§ **Supplied data**
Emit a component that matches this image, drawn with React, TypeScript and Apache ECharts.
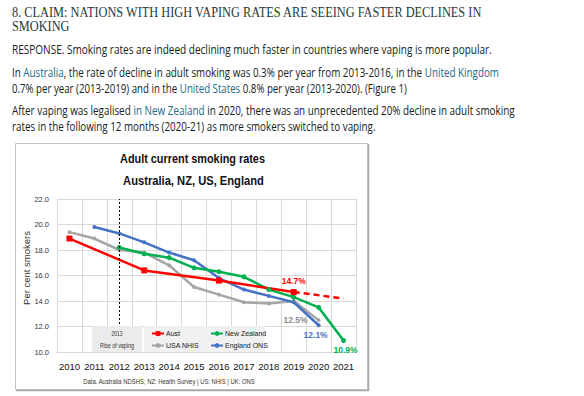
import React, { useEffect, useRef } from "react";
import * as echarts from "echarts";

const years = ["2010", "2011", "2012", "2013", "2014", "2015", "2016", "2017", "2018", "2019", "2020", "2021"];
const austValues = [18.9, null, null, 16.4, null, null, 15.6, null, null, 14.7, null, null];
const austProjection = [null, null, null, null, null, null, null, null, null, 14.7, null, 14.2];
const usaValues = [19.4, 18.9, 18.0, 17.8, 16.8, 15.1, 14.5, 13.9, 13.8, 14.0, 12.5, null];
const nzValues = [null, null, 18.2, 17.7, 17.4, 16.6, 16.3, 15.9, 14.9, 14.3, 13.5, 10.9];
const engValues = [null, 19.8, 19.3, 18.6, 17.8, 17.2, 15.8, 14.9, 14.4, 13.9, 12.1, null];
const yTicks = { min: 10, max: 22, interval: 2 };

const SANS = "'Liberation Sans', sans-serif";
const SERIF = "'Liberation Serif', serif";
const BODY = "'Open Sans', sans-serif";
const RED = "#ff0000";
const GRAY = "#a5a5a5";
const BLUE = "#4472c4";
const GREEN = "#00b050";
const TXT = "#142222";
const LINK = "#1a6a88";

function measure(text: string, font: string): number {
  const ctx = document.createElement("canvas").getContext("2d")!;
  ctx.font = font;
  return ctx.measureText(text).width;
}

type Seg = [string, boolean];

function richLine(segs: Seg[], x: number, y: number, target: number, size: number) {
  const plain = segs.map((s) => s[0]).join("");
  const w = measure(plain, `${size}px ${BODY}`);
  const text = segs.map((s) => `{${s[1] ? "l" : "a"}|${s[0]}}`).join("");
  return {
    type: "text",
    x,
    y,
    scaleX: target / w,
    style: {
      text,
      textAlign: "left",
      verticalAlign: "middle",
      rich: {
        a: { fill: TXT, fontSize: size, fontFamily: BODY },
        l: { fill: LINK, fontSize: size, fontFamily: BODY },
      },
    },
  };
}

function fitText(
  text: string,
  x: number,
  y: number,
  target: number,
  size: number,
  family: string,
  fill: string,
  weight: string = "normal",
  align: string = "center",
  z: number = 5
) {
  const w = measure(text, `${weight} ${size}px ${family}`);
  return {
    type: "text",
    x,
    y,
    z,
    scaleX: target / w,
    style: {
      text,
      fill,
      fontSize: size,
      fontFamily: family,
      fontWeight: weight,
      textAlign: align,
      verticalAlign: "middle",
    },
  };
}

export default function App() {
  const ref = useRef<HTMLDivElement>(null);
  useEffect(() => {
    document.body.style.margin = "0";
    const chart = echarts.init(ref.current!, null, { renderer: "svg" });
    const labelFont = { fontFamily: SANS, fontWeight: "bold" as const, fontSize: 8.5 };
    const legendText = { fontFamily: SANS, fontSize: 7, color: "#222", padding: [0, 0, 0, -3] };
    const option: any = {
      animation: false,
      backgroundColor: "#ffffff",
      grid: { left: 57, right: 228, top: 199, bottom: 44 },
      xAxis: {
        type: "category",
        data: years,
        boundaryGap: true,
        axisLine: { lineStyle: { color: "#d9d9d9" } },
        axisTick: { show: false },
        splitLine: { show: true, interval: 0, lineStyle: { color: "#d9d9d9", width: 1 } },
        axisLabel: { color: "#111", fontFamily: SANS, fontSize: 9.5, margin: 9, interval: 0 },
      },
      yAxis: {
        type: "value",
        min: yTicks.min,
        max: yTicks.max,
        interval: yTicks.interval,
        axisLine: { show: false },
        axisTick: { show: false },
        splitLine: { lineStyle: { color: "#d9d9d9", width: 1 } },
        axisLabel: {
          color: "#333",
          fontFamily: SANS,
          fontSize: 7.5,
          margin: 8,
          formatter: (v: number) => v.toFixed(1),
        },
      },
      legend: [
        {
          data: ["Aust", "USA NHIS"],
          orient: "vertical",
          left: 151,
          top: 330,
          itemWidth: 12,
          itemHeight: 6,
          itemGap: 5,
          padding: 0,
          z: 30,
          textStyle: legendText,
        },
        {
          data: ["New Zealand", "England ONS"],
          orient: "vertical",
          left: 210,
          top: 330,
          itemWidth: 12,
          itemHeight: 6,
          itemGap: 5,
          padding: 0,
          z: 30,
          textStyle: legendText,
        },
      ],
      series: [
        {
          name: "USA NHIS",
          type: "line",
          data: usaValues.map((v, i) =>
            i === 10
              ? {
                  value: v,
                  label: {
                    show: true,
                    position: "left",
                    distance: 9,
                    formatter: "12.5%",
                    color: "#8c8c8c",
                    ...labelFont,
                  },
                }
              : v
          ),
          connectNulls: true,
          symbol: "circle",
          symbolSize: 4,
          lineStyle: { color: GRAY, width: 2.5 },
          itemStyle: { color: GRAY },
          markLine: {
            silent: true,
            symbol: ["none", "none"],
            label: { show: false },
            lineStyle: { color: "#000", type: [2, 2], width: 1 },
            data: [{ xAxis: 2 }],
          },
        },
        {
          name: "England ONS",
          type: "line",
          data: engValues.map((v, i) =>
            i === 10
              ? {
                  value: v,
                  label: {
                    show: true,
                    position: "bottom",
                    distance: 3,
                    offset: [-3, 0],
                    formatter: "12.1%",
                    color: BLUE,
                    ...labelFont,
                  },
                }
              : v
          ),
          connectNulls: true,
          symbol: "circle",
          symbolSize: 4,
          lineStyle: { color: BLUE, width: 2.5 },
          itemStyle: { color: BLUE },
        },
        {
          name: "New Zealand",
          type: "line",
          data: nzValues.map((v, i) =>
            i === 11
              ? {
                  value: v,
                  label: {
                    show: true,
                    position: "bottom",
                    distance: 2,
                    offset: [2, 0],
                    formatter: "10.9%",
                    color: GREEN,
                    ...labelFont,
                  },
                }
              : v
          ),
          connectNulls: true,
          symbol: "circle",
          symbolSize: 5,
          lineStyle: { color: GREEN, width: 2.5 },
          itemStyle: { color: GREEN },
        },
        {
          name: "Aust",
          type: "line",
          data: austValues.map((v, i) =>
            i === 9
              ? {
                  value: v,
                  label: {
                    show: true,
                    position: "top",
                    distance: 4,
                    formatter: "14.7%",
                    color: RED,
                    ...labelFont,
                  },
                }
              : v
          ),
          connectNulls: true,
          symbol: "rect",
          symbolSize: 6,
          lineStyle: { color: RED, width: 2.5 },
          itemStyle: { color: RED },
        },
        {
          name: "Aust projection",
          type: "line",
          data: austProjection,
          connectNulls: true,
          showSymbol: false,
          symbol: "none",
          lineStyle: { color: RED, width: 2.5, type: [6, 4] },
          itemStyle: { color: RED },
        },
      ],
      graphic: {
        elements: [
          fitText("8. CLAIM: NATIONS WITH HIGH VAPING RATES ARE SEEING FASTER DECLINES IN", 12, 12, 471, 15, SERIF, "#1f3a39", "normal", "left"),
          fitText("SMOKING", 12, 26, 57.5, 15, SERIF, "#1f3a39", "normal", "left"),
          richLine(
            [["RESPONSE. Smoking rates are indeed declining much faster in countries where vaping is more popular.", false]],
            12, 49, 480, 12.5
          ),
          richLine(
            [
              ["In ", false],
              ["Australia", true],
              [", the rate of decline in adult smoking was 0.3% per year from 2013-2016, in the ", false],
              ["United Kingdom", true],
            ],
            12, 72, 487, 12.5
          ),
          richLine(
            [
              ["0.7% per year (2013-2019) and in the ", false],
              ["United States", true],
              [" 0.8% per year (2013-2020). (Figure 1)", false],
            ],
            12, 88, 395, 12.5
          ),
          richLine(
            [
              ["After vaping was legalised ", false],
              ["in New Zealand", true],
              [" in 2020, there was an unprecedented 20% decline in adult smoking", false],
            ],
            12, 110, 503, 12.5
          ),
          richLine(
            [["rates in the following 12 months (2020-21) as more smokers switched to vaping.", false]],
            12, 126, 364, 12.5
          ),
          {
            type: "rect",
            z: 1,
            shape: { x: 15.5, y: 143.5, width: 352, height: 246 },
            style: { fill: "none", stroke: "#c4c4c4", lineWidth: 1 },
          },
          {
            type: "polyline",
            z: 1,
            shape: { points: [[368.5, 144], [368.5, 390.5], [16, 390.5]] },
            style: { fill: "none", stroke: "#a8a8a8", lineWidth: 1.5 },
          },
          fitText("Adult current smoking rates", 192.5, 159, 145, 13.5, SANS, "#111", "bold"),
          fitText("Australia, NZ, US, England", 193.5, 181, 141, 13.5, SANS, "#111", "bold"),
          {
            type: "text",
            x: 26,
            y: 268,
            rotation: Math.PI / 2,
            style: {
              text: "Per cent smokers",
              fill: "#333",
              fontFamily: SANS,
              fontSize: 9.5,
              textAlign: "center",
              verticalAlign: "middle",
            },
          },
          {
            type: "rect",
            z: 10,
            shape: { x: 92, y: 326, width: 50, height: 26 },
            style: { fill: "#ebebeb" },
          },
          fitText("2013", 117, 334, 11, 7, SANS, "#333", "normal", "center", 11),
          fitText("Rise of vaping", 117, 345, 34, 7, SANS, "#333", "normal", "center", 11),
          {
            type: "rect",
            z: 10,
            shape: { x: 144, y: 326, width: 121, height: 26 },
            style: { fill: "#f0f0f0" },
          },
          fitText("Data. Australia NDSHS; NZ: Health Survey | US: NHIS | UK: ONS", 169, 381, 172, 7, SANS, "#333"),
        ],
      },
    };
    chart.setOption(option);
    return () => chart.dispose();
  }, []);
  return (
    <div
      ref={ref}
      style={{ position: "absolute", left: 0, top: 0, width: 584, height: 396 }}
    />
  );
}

§ **Given instruction**
Copy out all lines that carry the word "React".

§ **Task answer**
Emit a component that matches this image, drawn with React, TypeScript and Apache ECharts.
import React, { useEffect, useRef } from "react";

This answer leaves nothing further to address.